Pois bem. Quem comeu esse banquete, comeu bem? E nós, seguimos na mesma mesa que eles? Ou comemos seus restos? Ou somos a digestão desses antropófagos? 

Talvez estejamos com azia.

Por isso, gostaria de sugerir ao setor de marketing desta distinta empresa o slogan ANTROPOAZIA. Imagino algo simples para a campanha; ‘antropoazia’ carimbada e, logo abaixo, um simples sachê, assim como na obra de Bruscky. Mas, contanto que façam menção ao trocadilho, imagino que qualquer outra solução visual cairá bem.

                                                      ANTROPOAZIA

Dessa forma, o sal de fruta ENO se fará novamente presente nos debates da cultura nacional.
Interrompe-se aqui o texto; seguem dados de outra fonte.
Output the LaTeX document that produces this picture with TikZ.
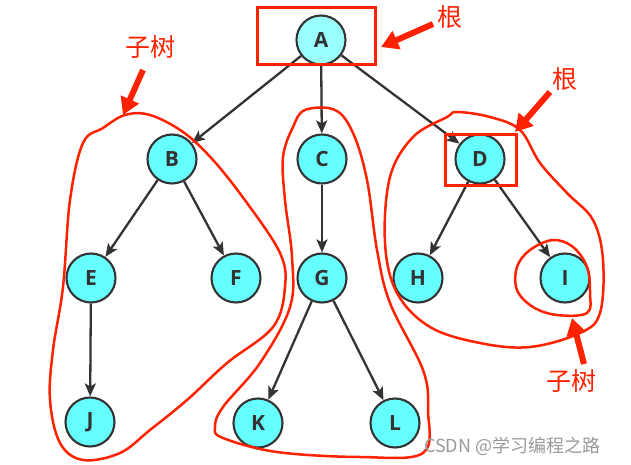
\documentclass[tikz,border=0pt]{standalone}
\usepackage{fontspec}
\setmainfont{Open Sans}
\newfontfamily\cjk{Noto Sans CJK SC}
\usetikzlibrary{arrows.meta}
\definecolor{nodefill}{HTML}{66FFFF}
\definecolor{rootfill}{HTML}{99FFFF}
\definecolor{edgecol}{HTML}{333333}
\definecolor{mark}{HTML}{FF2200}
\tikzset{
  tnode/.style={circle,draw=edgecol,line width=2.1pt,fill=nodefill,minimum size=49pt,inner sep=0pt,font=\fontsize{21}{21}\selectfont\bfseries,text=edgecol},
  edge/.style={draw=edgecol,line width=2.3pt,-{Stealth[length=13pt,width=11pt,inset=3pt]}},
  blob/.style={draw=mark,line width=2.5pt},
  rbox/.style={draw=mark,line width=3pt},
  rarrow/.style={draw=mark,line width=6pt,-{Triangle[length=17pt,width=19pt]}},
  rlabel/.style={text=mark,font=\cjk\fontsize{25}{25}\selectfont,inner sep=0pt}
}
\begin{document}
\begin{tikzpicture}[x=1pt,y=-1pt]
\useasboundingbox (0,0) rectangle (631,465);
% nodes
\node[tnode,fill=rootfill] (A) at (321,40) {A};
\node[tnode] (B) at (172,159) {B};
\node[tnode] (C) at (322,159) {C};
\node[tnode] (D) at (480,159) {D};
\node[tnode] (E) at (91,278) {E};
\node[tnode] (F) at (236,278) {F};
\node[tnode] (G) at (322,278) {G};
\node[tnode] (H) at (418,278) {H};
\node[tnode] (I) at (565,278) {I};
\node[tnode] (J) at (90,422) {J};
\node[tnode] (K) at (258,423) {K};
\node[tnode] (L) at (395,423) {L};
% edges
\draw[edge] (A) -- (B);
\draw[edge] (A) -- (C);
\draw[edge] (A) -- (D);
\draw[edge] (B) -- (E);
\draw[edge] (B) -- (F);
\draw[edge] (C) -- (G);
\draw[edge] (D) -- (H);
\draw[edge] (D) -- (I);
\draw[edge] (E) -- (J);
\draw[edge] (G) -- (K);
\draw[edge] (G) -- (L);
% root boxes
\draw[rbox] (257,8) rectangle (375,65);
\draw[rbox] (445,135) rectangle (516,185);
% blobs
\draw[blob] plot[smooth cycle,tension=0.6] coordinates {(125,115) (150,115) (183,132) (213,160) (247,203) (280,253) (285,287) (273,327) (227,363) (187,400) (150,430) (120,453) (83,460) (60,443) (50,400) (53,350) (63,287) (70,200) (83,143) (103,128)};
\draw[blob] plot[smooth cycle,tension=0.6] coordinates {(305,110) (335,110) (353,133) (367,180) (377,250) (390,303) (423,370) (428,410) (423,453) (360,457) (277,452) (223,438) (215,427) (223,407) (260,363) (290,307) (292,257) (285,200) (283,157) (293,127)};
\draw[blob] plot[smooth cycle,tension=0.6] coordinates {(457,112) (490,117) (520,130) (540,163) (567,193) (593,220) (603,260) (600,313) (580,333) (530,347) (480,343) (430,327) (397,293) (385,243) (390,177) (413,137) (447,117)};
\draw[blob] plot[smooth cycle,tension=0.6] coordinates {(553,240) (573,247) (587,267) (590,293) (587,313) (557,315) (533,307) (517,290) (517,267) (530,250)};
% labels and red arrows
\node[rlabel] (r1) at (450,17) {根};
\coordinate (r1t) at (433,24);
\coordinate (r1h) at (381,47);
\draw[rarrow] (r1t) -- (r1h);
\node[rlabel] (r2) at (565,79) {根};
\coordinate (r2t) at (550,92);
\coordinate (r2h) at (515,132);
\draw[rarrow] (r2t) -- (r2h);
\node[rlabel] (s1) at (150,47) {子树};
\coordinate (s1t) at (143,70);
\coordinate (s1h) at (123,115);
\draw[rarrow] (s1t) -- (s1h);
\node[rlabel] (s2) at (571,381) {子树};
\coordinate (s2t) at (584,364);
\coordinate (s2h) at (572,318);
\draw[rarrow] (s2t) -- (s2h);
% watermark
\node[text=black!40,font=\cjk\fontsize{18}{18}\selectfont,anchor=west,inner sep=0pt] (wm) at (424,446) {CSDN @学习编程之路};
\end{tikzpicture}
\end{document}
Não só na poesia e visualidade de uma das obras de Paulo Bruscky, mas também na pujante definição do espírito nacional antropófago. Pois, ao que tudo indica, são digestivos os problemas que afligem o termo. Feita de uma alimentação excessiva, misturando comidas que não casam bem, a antropofagia se mostrou a esbórnia de alguns, com direito a ressacas angustiantes e a acidez cultural em que vivemos hoje, o dia seguinte dos antropófagos. Ressaca moral que vem do contato com a verdade nua e crua, destituída das vestes que a embriagez deu ao que viram, ou melhor, ao que deixaram de perceber: todo um povo além, desinteressado, ou mesmo afastado desse banquete. O que preservou a saúde de uma pequena parcela de pessoas, que não comprarão o sal de fruta, imagino. Mas não pensem nisso por agora.

Atenciosamente,

5 de julho de 2022 às 09:15
Brazil GSK Consumer Relations sac.consumo@consumerrelations-mail.gsk.com
Para: “mailexpressivo@gmail.com” mailexpressivo@gmail.com

Olá Jandir Jr.,

Agradecemos seu contato com a GSK Consumer Healthcare Brasil sobre o produto Eno.

A sua solicitação foi enviada ao departamento responsável e entraremos em contato assim que recebermos a informação.

Se quiser fazer alguma solicitação adicional, fique à vontade para entrar em contato conosco no telefone 0800 021 1529, de segunda à sexta, de 8h às 17h, exceto em feriados nacionais.

Agradecemos o tempo disponibilizado para entrar em contato conosco.